> Goal: Copy exactly, and only, the lines below from the first through the one containing "Serif', 'Times New", both included; pictures are omitted.

** Start of Given data **

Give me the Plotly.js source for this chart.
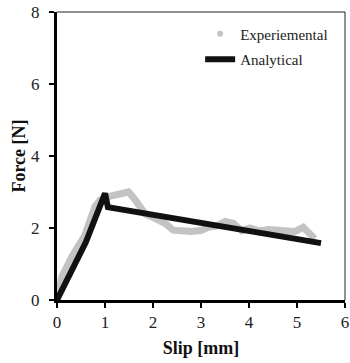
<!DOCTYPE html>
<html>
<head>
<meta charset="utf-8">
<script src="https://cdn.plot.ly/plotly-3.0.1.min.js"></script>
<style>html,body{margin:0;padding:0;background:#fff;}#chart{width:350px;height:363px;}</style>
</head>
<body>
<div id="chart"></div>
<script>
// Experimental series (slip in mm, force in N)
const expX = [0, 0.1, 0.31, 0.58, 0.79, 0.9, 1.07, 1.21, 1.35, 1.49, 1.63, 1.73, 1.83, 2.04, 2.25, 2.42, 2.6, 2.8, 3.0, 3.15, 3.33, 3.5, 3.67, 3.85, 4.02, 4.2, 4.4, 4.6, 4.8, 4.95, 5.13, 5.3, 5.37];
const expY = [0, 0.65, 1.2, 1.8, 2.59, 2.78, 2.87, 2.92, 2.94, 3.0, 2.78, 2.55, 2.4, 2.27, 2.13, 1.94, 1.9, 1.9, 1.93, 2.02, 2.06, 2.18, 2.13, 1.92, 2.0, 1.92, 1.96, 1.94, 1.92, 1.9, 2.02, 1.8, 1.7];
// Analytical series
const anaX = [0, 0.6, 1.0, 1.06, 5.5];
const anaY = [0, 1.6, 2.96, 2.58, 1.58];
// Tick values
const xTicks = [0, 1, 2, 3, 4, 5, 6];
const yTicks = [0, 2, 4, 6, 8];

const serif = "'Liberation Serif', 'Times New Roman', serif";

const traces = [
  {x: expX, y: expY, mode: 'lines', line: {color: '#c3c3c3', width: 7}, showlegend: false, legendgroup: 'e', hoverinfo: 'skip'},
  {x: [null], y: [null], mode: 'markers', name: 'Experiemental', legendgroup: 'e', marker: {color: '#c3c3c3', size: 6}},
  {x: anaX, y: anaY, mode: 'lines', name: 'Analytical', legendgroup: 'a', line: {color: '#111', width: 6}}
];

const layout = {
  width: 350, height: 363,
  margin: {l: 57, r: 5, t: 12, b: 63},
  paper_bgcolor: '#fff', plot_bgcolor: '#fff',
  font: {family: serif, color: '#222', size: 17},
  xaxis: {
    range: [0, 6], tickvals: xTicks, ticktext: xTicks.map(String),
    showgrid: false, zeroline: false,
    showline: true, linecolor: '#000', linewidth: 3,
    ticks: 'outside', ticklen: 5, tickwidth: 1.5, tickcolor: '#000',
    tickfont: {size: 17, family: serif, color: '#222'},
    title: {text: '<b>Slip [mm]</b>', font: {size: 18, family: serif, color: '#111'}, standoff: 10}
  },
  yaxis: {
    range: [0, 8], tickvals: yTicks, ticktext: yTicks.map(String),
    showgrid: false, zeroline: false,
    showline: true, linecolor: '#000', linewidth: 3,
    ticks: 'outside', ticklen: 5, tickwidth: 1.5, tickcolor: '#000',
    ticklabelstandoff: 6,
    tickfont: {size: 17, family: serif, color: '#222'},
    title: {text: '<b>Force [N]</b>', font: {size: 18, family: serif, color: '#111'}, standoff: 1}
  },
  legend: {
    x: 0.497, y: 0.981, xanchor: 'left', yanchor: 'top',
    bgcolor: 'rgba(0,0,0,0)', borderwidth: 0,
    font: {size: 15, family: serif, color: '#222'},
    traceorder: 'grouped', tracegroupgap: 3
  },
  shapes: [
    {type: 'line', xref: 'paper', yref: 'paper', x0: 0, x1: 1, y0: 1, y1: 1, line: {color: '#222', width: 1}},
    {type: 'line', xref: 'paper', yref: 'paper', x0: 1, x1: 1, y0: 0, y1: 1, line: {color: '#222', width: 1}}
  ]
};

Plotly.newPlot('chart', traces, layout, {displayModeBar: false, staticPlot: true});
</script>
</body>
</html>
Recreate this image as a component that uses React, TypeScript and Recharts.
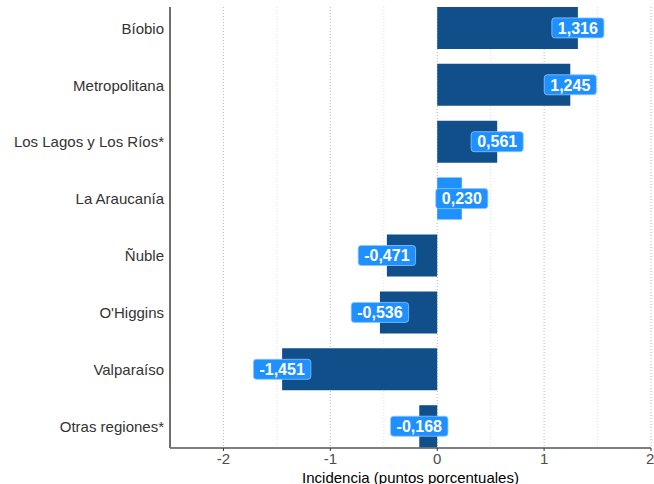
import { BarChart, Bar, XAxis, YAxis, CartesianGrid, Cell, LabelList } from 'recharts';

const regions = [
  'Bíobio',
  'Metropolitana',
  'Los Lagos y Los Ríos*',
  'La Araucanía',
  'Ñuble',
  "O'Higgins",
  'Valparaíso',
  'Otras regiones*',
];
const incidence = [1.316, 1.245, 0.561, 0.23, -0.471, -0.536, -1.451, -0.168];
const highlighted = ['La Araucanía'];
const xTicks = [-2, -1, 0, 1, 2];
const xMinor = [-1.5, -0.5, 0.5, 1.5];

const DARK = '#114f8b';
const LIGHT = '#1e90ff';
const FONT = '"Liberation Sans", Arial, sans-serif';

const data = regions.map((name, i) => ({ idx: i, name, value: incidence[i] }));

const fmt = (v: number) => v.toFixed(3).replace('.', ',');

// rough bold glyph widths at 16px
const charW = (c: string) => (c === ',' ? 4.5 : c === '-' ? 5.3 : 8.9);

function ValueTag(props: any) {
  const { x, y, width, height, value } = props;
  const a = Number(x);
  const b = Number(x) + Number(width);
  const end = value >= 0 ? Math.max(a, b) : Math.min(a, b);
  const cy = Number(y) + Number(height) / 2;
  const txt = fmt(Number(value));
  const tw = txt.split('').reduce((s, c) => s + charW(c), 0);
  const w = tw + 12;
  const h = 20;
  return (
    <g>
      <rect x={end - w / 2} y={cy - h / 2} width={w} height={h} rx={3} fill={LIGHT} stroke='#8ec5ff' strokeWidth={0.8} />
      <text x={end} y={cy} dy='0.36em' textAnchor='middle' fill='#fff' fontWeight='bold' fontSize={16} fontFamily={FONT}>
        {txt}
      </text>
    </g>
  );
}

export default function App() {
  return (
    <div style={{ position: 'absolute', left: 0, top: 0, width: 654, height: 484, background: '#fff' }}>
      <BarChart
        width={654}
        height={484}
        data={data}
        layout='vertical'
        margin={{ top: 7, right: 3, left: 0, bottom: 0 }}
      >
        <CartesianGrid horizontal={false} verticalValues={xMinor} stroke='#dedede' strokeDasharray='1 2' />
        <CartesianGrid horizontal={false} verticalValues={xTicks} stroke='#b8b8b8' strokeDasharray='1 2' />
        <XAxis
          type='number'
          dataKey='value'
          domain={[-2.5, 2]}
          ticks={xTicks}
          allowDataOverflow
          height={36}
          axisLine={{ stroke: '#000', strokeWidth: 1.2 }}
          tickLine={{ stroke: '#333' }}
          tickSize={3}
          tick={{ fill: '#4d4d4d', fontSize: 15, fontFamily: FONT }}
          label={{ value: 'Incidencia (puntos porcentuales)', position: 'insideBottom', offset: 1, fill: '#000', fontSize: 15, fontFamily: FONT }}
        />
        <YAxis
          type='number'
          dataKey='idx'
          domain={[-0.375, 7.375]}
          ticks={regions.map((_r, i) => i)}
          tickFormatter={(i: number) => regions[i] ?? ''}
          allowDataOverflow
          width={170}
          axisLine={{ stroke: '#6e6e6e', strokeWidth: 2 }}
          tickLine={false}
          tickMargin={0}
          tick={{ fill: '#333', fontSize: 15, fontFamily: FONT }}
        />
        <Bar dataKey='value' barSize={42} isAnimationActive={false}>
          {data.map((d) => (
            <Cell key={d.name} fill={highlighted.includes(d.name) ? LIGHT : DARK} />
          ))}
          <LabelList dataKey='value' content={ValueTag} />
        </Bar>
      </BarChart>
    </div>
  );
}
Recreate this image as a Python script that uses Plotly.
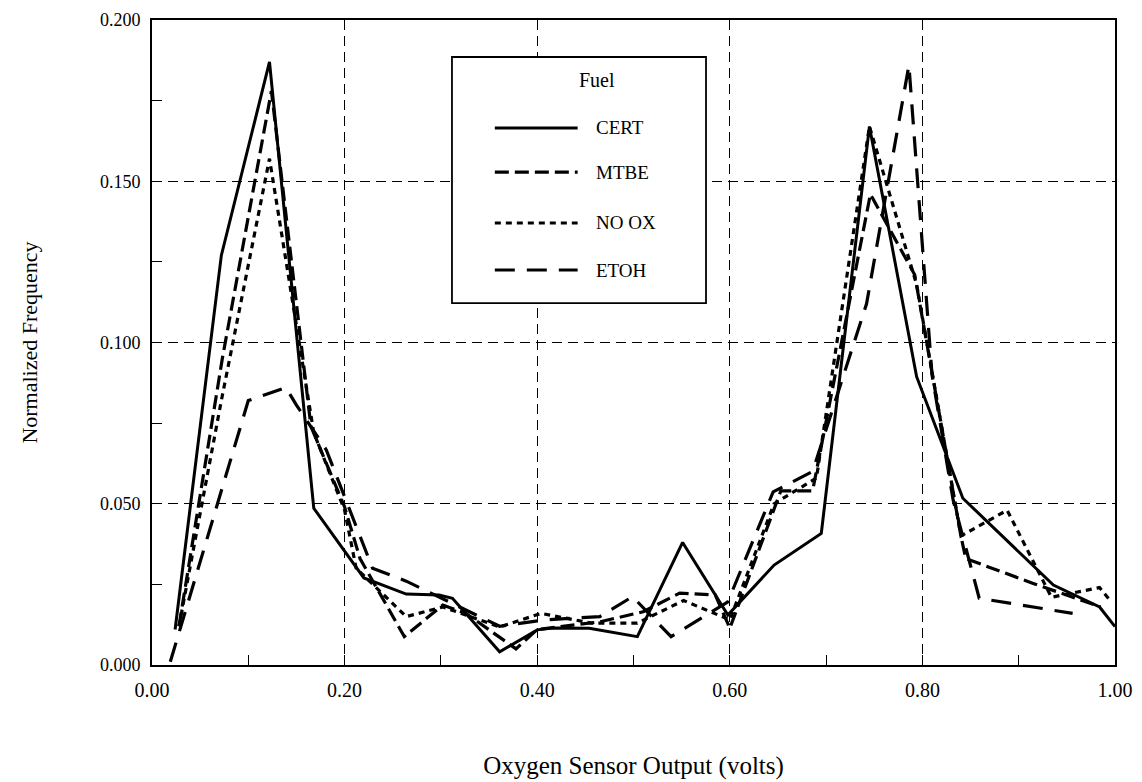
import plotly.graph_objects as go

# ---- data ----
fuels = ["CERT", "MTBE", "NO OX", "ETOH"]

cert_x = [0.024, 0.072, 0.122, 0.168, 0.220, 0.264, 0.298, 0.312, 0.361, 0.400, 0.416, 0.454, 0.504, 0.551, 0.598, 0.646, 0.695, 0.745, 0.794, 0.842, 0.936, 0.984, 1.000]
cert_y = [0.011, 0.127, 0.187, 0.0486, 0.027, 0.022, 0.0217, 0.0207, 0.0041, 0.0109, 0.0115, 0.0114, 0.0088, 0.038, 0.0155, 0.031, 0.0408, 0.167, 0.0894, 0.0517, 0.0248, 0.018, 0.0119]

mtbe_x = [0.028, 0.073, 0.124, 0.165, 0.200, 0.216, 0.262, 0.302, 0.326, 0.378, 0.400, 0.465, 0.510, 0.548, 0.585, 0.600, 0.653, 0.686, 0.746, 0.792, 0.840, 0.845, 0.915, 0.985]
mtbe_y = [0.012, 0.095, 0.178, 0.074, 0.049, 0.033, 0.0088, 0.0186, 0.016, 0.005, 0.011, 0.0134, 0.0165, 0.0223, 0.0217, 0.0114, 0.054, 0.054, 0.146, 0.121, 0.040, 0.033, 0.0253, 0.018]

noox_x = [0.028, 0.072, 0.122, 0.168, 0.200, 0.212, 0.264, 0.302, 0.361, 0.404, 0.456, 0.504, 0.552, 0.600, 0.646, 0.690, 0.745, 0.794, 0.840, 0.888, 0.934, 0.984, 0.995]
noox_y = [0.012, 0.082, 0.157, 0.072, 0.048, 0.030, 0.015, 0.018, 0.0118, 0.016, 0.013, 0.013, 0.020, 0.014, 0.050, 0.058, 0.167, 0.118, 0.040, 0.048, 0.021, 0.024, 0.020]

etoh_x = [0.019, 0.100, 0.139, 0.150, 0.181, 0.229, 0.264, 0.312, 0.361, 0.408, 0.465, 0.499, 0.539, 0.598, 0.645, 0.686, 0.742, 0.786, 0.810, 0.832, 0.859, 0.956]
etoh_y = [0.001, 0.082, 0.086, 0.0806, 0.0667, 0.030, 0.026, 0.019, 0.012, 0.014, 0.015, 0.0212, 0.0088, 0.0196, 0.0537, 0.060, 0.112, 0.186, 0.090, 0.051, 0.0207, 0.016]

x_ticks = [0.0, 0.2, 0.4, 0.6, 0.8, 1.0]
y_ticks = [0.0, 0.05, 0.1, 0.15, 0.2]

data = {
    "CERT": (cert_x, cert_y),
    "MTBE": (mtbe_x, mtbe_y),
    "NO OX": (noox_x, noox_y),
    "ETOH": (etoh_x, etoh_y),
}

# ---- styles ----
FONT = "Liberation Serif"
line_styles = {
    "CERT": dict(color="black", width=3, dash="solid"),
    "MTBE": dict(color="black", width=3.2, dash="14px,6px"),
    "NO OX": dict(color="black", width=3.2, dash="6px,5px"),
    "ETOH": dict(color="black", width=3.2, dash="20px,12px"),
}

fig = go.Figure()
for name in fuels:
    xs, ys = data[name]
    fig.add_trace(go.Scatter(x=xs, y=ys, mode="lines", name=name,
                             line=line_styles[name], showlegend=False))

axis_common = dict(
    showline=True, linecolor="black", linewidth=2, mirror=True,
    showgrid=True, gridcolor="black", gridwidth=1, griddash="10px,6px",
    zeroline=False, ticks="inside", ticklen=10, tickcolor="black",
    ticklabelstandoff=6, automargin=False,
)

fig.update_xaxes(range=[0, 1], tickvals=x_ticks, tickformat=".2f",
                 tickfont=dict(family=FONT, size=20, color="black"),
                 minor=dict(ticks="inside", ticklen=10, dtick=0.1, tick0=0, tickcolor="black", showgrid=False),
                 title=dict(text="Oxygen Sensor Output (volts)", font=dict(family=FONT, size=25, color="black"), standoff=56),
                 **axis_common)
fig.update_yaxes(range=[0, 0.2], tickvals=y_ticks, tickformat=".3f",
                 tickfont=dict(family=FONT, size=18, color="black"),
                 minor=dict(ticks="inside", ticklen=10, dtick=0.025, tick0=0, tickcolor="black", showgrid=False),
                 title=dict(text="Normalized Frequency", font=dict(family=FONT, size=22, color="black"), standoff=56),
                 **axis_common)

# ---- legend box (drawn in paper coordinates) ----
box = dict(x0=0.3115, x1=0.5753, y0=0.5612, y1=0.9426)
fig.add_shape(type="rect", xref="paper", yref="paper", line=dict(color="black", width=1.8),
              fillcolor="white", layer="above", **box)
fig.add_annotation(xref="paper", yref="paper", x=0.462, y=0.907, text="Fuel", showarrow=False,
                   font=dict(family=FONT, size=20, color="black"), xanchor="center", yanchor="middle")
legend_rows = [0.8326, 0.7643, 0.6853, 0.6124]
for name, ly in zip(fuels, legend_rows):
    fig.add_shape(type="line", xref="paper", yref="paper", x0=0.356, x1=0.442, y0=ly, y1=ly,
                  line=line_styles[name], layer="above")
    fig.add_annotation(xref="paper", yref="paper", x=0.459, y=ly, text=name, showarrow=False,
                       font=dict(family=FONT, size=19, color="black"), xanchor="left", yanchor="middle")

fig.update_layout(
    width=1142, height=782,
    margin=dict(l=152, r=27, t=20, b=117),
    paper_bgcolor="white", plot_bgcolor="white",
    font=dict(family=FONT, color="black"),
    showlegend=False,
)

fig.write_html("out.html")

** End of Given data **

> Result below:
Give me the Plotly.js source for this chart.
<!DOCTYPE html>
<html>
<head>
<meta charset="utf-8">
<script src="https://cdn.plot.ly/plotly-3.0.1.min.js"></script>
<style>html,body{margin:0;padding:0;background:#fff;}#chart{width:350px;height:363px;}</style>
</head>
<body>
<div id="chart"></div>
<script>
// Experimental series (slip in mm, force in N)
const expX = [0, 0.1, 0.31, 0.58, 0.79, 0.9, 1.07, 1.21, 1.35, 1.49, 1.63, 1.73, 1.83, 2.04, 2.25, 2.42, 2.6, 2.8, 3.0, 3.15, 3.33, 3.5, 3.67, 3.85, 4.02, 4.2, 4.4, 4.6, 4.8, 4.95, 5.13, 5.3, 5.37];
const expY = [0, 0.65, 1.2, 1.8, 2.59, 2.78, 2.87, 2.92, 2.94, 3.0, 2.78, 2.55, 2.4, 2.27, 2.13, 1.94, 1.9, 1.9, 1.93, 2.02, 2.06, 2.18, 2.13, 1.92, 2.0, 1.92, 1.96, 1.94, 1.92, 1.9, 2.02, 1.8, 1.7];
// Analytical series
const anaX = [0, 0.6, 1.0, 1.06, 5.5];
const anaY = [0, 1.6, 2.96, 2.58, 1.58];
// Tick values
const xTicks = [0, 1, 2, 3, 4, 5, 6];
const yTicks = [0, 2, 4, 6, 8];

const serif = "'Liberation Serif', 'Times New Roman', serif";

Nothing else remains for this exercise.